He doesn’t want her to focus on the past.
It’s been six months since Riley Thomas, reluctant medium extraordinaire, has had a ghost haunting her apartment, and she prefers it that way. Life is less complicated when the dead aren’t trying to get her attention. Her best friend is getting married and wants to DIY her way through wedding prep—Riley’s got no time for ghosts.
One of Jade’s wedding must-haves is vintage film cameras her guests can use to help document the big day. The months-long hunt for relics leads to a thrift shop jackpot, and Riley adds the cameras to the growing pile of wedding supplies in her apartment. That night, Riley gets a midnight wake-up call from a ghostly Black woman in a yellow dress.
Even after the haunted cameras are removed from the apartment, the ghost woman keeps popping up, both in Riley’s dreams and in the corner of her eye. Tracking down the previous owner of the cameras proves difficult, and as Riley digs deeper, she uncovers a link between the cameras and two murdered women—one white, one Black, yet neither one is Riley’s mystery woman.
Though the identity of the ghost proves to be as elusive as her predator, Riley is determined to uncover the truth of what happened to these women. But now someone knows she’s looking… and he’s hell-bent on making sure he finds her first.
Warning: This is the story of a serial killer who raped his victims before killing them. It is not graphic in that sense, but constantly mentioned.
6 months have passed since the visit to the Jordanville Ranch. Riley and Michael are happy with their relationship, while Jade is about to get married to her boyfriend. Clearly Riley is her bridesmaid. The problem is that Jade is determined to do everything with her own hands for her wedding (for real, like, she even wanted to cook 🤣), so she has been dragging Riley all over town.
The problem with Jade was that she was obsessed with ghosts. The whole reason the spirits of serial killer Orin Jacobs and little Pete Vonick had entered Riley’s life in the first place had been because Jade forced Riley to attend a ghost hunting investigation weekend at Orin’s former home. And now another ghost was in her life, thanks to Jade.

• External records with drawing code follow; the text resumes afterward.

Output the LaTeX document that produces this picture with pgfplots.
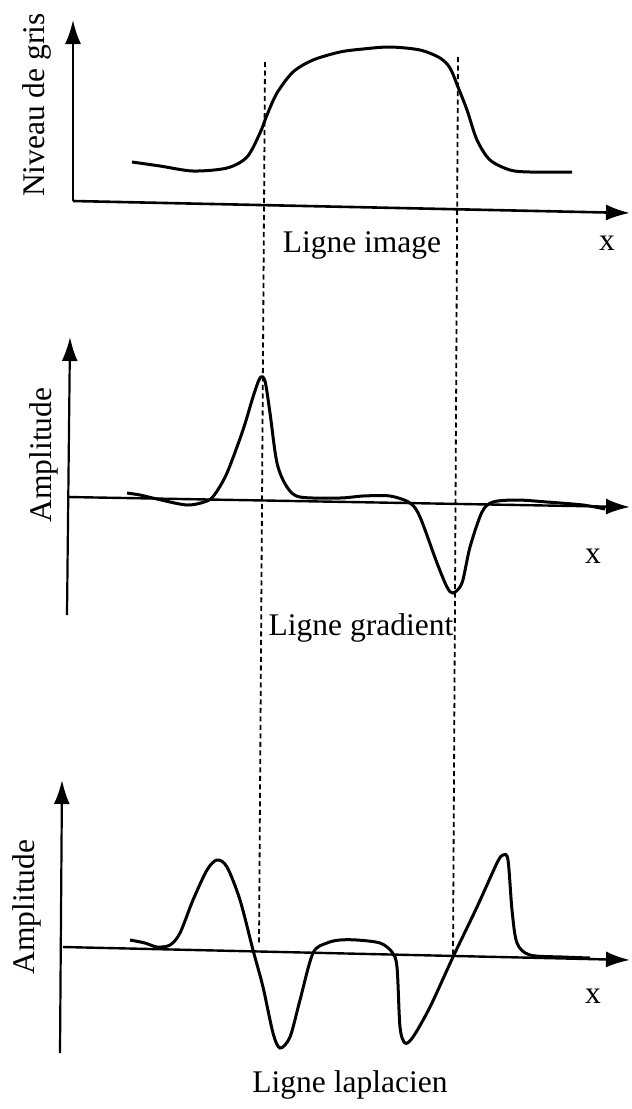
\documentclass[border=0pt]{standalone}
\usepackage{pgfplots}
\pgfplotsset{compat=1.18}
\usepackage{fontspec}
\setmainfont{Liberation Serif}
\usetikzlibrary{arrows.meta}
\begin{document}
\begin{tikzpicture}
\begin{axis}[
  x=1pt, y=1pt, y dir=reverse,
  xmin=0, xmax=629, ymin=0, ymax=1109,
  hide axis, clip=false, scale only axis,
  every axis plot/.append style={black},
]
% bounding frame (invisible)
\addplot[draw=none] coordinates {(0,0) (629,1109)};

% ---- Panel 1: Ligne image
\addplot[line width=2.2pt, -{Latex[length=24pt,width=16pt]}] coordinates {(73,201) (73,20)};
\addplot[line width=2.6pt, -{Latex[length=24pt,width=16pt]}] coordinates {(73,201) (630,213)};
\addplot[line width=3pt, smooth] coordinates {
(132,162) (160,166) (193,171) (227,168) (247,157) (260,133) (267,115) (277,93)
(293,72) (313,60) (340,52) (363,49) (390,47) (420,50) (440,58) (450,68)
(458,87) (467,110) (477,140) (490,160) (510,170) (530,172) (572,172)};

% ---- Panel 2: Ligne gradient
\addplot[line width=2.2pt, -{Latex[length=24pt,width=16pt]}] coordinates {(67,615) (70,337)};
\addplot[line width=2.4pt, -{Latex[length=24pt,width=16pt]}] coordinates {(68,497) (630,507)};
\addplot[line width=3pt, smooth] coordinates {
(127,493) (140,495) (157,499) (187,505) (207,501) (215,494) (227,473) (243,430)
(253,397) (260,378) (265,381) (270,413) (277,463) (287,487) (300,497) (340,498)
(363,496) (390,496) (410,503) (420,517) (437,563) (447,587) (453,593) (462,583)
(470,547) (482,512) (493,502) (517,500) (547,502) (583,505) (605,509)};

% ---- Panel 3: Ligne laplacien
\addplot[line width=2.2pt, -{Latex[length=24pt,width=16pt]}] coordinates {(60,1053) (62,780)};
\addplot[line width=2.4pt, -{Latex[length=24pt,width=16pt]}] coordinates {(63,947) (630,960)};
\addplot[line width=3pt, smooth] coordinates {
(130,940) (145,943) (157,947) (170,945) (180,933) (193,900) (207,870) (217,860)
(227,867) (240,900) (253,950) (263,987) (273,1033) (280,1048) (290,1037) (300,1000)
(313,953) (327,943) (340,940) (357,940) (380,943) (392,952) (397,967) (400,1027)
(405,1043) (413,1037) (430,1007) (453,957) (477,907) (497,863) (503,855) (508,860)
(512,910) (517,943) (530,955) (563,957) (590,958)};

% ---- dashed guide lines
\addplot[line width=1.8pt, dash pattern=on 5pt off 3.5pt] coordinates {(265,62) (259,945)};
\addplot[line width=1.8pt, dash pattern=on 5pt off 3.5pt] coordinates {(458,57) (453,955)};

% ---- texts
\node[font=\fontsize{31.5}{37}\selectfont] at (axis cs:362,245) {Ligne image};
\node[font=\fontsize{31.5}{37}\selectfont] at (axis cs:361,628) {Ligne gradient};
\node[font=\fontsize{31.5}{37}\selectfont] at (axis cs:350,1085) {Ligne laplacien};
\node[font=\fontsize{31.5}{37}\selectfont] at (axis cs:607,243) {x};
\node[font=\fontsize{31.5}{37}\selectfont] at (axis cs:593,556) {x};
\node[font=\fontsize{31.5}{37}\selectfont] at (axis cs:593,996) {x};
\node[font=\fontsize{31.5}{37}\selectfont, rotate=90] at (axis cs:37,105) {Niveau de gris};
\node[font=\fontsize{31.5}{37}\selectfont, rotate=90] at (axis cs:44,455) {Amplitude};
\node[font=\fontsize{31.5}{37}\selectfont, rotate=90] at (axis cs:27,907) {Amplitude};
\end{axis}
\end{tikzpicture}
\end{document}
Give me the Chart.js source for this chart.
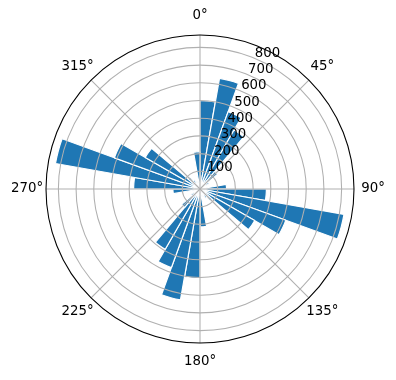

Maybe she needed a new best friend.
A voice in the back of her head told her she couldn’t blame the Poltergeist of Aisle 3 on Jade. Or the weeping woman from miniature golf. She told the voice to shut up.
Riley’s abilities can’t be turned off, so even going to the supermarket became a problem when she encounters a raging ghost in an aisle. What to say when, after buying some old cameras for Jade’s marriage, a ghost appears in her own room… again.
Which meant two things. First, at least one of those cameras that sat in a box in her living room was haunted.
And second? She had to call Nina.
The cameras were connected to the death of the young woman in the yellow dress who appeared to Riley. And when her dreams make her suspect that she is not the only victim, Riley has no choice but to reconnect with Nina, the medium she met at the ranch, and go back into solving these cases. .
Since Melissa said that this guy was even more psycho than the ones in the previous book, I was very scared, however this book was less terrible for me in that sense, since we are not inside his head like we were in Orin’s, which it was what really traumatized me.
However, it is just as terrible as the previous one in terms of the history.
Really my favorite part of these books is how they manage to mix the paranormal, with mystery and police investigation, with horrors, but also with things as mundane as a marriage or the development that Riley and Michael’s relationship is having, even showing us a food contest with his family. This not only helps to relax the tension of the book quite a bit, but it helps to connect more and more with Riley.
“Ooh,” Michael said from across the table. “If we’re going somewhere tropical, sister dear, your ass will be going swimming with dolphins.”
Donna shuddered violently beside Riley.
“She was bitten by a dolphin at SeaWorld when she was a kid,” Carla told Riley.
“Demon fish,” Donna whispered softly to herself.
Riley suppressed a laugh.
Melissa does an incredible job of also showing how some cases receive more attention than others, which in fact was what prevented these murders from being discovered in the beginning, since being of “different levels” it was impossible for them to be connected.
This is a thriller and ghost story book, but it’s not really scary in that regard. The terrible thing is the serial killers and especially knowing that this part is not fiction. If you like mega dense mysteries without romance, this is not your book, it is a thriller a little “lighter” for saying, much more focused on the emotional. Again a round story for me. I hope Riley goes on her unelected detective path. What worries me is Melissa’s search history which must be full of phrases like “how to hide a body” 😅.
The men chuckled.
“Ah, so psychics have a dark sense of humor, too?” McGregor asked.
“It’s that or I curl up in a fetal position and never get up again.”
Howard grinned at her. “Same.”
It makes me think of Robert Welsh’s Monday ghost stories videos, which I take the opportunity to recommend because they are great. I would always see them, but every time I do I can’t sleep at night, so you can see my level of bravery 😂😂.